(Source code of charts)
(begin)
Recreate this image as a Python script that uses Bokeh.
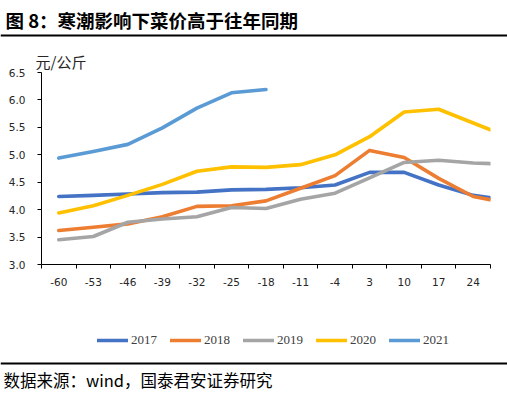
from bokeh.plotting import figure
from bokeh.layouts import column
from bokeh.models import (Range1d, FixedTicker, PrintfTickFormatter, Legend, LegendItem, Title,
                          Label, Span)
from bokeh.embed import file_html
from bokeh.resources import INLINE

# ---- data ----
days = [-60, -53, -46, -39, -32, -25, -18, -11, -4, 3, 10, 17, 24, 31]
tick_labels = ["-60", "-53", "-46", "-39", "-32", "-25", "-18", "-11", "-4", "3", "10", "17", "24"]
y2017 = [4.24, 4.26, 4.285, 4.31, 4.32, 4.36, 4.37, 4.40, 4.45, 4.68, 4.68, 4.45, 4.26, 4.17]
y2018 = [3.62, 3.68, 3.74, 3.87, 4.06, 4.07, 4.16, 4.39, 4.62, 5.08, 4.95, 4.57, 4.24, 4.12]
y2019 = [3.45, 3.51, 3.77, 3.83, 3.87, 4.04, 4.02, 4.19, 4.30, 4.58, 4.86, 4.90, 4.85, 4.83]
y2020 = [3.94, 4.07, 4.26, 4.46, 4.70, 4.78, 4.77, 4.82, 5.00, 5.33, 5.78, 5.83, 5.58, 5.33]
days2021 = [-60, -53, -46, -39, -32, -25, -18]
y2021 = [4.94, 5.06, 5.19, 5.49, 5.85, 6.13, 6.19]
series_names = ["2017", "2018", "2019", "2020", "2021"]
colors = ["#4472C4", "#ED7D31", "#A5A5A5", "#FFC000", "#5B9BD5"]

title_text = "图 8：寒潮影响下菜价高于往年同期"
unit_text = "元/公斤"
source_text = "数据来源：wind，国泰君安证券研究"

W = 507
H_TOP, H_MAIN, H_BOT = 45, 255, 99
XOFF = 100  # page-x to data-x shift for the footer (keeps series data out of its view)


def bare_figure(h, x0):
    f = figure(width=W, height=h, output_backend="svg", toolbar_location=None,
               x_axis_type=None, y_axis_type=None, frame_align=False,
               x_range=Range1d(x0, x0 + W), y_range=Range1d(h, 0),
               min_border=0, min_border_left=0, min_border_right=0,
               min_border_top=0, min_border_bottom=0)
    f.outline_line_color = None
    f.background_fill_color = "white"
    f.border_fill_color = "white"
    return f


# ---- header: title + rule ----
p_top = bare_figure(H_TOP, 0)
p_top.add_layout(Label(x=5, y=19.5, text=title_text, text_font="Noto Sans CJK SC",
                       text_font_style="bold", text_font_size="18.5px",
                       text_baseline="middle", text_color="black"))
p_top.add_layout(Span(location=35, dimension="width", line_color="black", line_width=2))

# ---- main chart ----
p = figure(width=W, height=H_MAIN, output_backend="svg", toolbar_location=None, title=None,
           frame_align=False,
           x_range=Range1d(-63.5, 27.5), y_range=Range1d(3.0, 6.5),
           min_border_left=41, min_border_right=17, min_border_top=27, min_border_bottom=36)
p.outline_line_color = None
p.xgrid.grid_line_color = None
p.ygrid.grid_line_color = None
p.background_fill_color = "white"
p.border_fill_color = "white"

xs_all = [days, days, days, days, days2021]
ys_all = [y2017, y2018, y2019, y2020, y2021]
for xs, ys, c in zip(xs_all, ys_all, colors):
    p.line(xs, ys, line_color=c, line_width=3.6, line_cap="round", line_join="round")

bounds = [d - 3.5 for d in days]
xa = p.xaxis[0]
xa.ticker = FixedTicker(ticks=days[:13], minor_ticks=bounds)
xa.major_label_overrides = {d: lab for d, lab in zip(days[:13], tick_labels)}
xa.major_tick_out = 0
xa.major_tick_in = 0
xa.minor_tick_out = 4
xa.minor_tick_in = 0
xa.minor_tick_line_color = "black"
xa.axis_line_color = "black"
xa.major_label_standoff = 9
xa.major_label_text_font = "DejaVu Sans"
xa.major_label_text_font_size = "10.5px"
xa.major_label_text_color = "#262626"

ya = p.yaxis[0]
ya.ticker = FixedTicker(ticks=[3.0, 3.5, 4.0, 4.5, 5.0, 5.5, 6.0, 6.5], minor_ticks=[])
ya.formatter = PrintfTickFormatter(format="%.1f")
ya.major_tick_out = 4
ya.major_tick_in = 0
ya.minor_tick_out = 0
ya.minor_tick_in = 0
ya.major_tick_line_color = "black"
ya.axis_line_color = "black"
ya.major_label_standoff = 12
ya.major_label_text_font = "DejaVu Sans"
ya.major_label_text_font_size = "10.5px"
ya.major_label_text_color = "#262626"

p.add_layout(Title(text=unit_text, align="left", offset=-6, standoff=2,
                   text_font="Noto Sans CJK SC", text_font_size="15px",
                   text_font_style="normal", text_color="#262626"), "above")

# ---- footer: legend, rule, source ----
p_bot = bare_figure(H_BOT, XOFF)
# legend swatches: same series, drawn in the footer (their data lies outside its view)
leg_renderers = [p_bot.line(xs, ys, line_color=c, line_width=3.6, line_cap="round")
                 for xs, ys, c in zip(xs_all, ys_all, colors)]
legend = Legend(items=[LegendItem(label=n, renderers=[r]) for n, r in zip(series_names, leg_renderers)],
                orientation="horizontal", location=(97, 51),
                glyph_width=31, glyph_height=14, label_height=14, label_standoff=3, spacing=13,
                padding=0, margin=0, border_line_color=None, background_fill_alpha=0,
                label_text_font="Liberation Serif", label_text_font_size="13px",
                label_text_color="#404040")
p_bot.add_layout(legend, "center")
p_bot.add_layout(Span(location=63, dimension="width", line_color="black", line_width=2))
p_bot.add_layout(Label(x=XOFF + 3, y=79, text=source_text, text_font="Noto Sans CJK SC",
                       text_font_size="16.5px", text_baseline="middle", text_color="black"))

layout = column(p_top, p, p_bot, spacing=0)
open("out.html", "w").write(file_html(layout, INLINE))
(end)
(begin)
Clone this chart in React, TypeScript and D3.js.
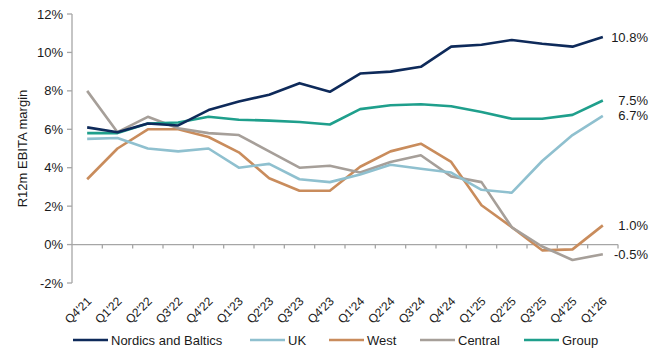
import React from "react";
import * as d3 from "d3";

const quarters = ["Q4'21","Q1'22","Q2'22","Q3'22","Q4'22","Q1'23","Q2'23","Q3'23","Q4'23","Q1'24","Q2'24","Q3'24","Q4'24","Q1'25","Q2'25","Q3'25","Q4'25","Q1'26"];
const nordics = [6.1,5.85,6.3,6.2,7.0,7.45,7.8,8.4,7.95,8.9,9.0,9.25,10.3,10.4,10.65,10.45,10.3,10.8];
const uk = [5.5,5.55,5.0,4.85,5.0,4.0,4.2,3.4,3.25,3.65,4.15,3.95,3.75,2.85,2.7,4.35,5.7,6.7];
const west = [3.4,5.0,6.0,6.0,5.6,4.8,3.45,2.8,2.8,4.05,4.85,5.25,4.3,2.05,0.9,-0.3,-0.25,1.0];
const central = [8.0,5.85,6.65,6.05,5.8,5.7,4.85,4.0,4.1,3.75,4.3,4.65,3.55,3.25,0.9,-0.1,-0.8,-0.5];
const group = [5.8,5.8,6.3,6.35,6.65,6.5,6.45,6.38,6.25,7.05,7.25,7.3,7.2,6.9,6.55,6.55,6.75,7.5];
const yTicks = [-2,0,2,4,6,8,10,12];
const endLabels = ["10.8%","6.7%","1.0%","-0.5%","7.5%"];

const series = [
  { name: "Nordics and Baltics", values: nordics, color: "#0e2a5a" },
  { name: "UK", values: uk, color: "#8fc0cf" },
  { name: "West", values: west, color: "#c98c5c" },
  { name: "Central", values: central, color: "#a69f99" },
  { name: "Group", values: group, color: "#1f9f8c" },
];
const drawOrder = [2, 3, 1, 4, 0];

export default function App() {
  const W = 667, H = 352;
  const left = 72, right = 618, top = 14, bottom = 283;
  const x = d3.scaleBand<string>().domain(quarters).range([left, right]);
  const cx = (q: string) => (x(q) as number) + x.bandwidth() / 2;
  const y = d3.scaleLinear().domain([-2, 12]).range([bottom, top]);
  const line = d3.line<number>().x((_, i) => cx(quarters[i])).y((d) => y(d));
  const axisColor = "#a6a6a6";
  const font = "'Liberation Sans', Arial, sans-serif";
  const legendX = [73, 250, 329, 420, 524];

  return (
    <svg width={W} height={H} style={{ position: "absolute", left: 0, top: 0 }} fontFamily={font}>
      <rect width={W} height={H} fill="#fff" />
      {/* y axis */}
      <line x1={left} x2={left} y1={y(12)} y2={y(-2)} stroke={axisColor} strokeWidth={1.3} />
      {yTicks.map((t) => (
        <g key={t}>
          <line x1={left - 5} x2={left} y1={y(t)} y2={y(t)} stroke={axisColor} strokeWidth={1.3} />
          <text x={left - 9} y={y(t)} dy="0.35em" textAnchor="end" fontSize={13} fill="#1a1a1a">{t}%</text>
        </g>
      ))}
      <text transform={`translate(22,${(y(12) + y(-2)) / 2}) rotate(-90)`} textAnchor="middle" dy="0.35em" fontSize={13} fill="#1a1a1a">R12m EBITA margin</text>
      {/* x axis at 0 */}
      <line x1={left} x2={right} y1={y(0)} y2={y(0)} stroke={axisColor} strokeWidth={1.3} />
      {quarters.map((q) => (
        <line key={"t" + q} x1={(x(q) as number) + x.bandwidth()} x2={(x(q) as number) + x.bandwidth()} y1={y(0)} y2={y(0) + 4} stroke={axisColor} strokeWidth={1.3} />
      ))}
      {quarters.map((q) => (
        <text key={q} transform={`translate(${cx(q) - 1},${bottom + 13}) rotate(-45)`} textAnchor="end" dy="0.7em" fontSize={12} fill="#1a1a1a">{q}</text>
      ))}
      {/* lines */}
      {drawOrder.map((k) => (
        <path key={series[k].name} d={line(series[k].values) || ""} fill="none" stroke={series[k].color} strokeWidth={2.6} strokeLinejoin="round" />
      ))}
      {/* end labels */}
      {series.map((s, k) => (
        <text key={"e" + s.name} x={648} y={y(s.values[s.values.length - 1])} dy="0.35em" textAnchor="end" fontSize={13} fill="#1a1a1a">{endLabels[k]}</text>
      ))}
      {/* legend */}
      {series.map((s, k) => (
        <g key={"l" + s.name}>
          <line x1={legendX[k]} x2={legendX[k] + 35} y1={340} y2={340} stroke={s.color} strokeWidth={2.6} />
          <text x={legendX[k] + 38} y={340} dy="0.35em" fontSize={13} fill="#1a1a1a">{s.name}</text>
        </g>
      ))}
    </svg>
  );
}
(end)
▸ Exercise
Include both the line containing "Recreate this image" and the line containing "of its view)" when you write out everything between them, exactly. Leave the pictures out.

▸ Expected answer
Recreate this image as a Python script that uses Bokeh.
from bokeh.plotting import figure
from bokeh.layouts import column
from bokeh.models import (Range1d, FixedTicker, PrintfTickFormatter, Legend, LegendItem, Title,
                          Label, Span)
from bokeh.embed import file_html
from bokeh.resources import INLINE

# ---- data ----
days = [-60, -53, -46, -39, -32, -25, -18, -11, -4, 3, 10, 17, 24, 31]
tick_labels = ["-60", "-53", "-46", "-39", "-32", "-25", "-18", "-11", "-4", "3", "10", "17", "24"]
y2017 = [4.24, 4.26, 4.285, 4.31, 4.32, 4.36, 4.37, 4.40, 4.45, 4.68, 4.68, 4.45, 4.26, 4.17]
y2018 = [3.62, 3.68, 3.74, 3.87, 4.06, 4.07, 4.16, 4.39, 4.62, 5.08, 4.95, 4.57, 4.24, 4.12]
y2019 = [3.45, 3.51, 3.77, 3.83, 3.87, 4.04, 4.02, 4.19, 4.30, 4.58, 4.86, 4.90, 4.85, 4.83]
y2020 = [3.94, 4.07, 4.26, 4.46, 4.70, 4.78, 4.77, 4.82, 5.00, 5.33, 5.78, 5.83, 5.58, 5.33]
days2021 = [-60, -53, -46, -39, -32, -25, -18]
y2021 = [4.94, 5.06, 5.19, 5.49, 5.85, 6.13, 6.19]
series_names = ["2017", "2018", "2019", "2020", "2021"]
colors = ["#4472C4", "#ED7D31", "#A5A5A5", "#FFC000", "#5B9BD5"]

title_text = "图 8：寒潮影响下菜价高于往年同期"
unit_text = "元/公斤"
source_text = "数据来源：wind，国泰君安证券研究"

W = 507
H_TOP, H_MAIN, H_BOT = 45, 255, 99
XOFF = 100  # page-x to data-x shift for the footer (keeps series data out of its view)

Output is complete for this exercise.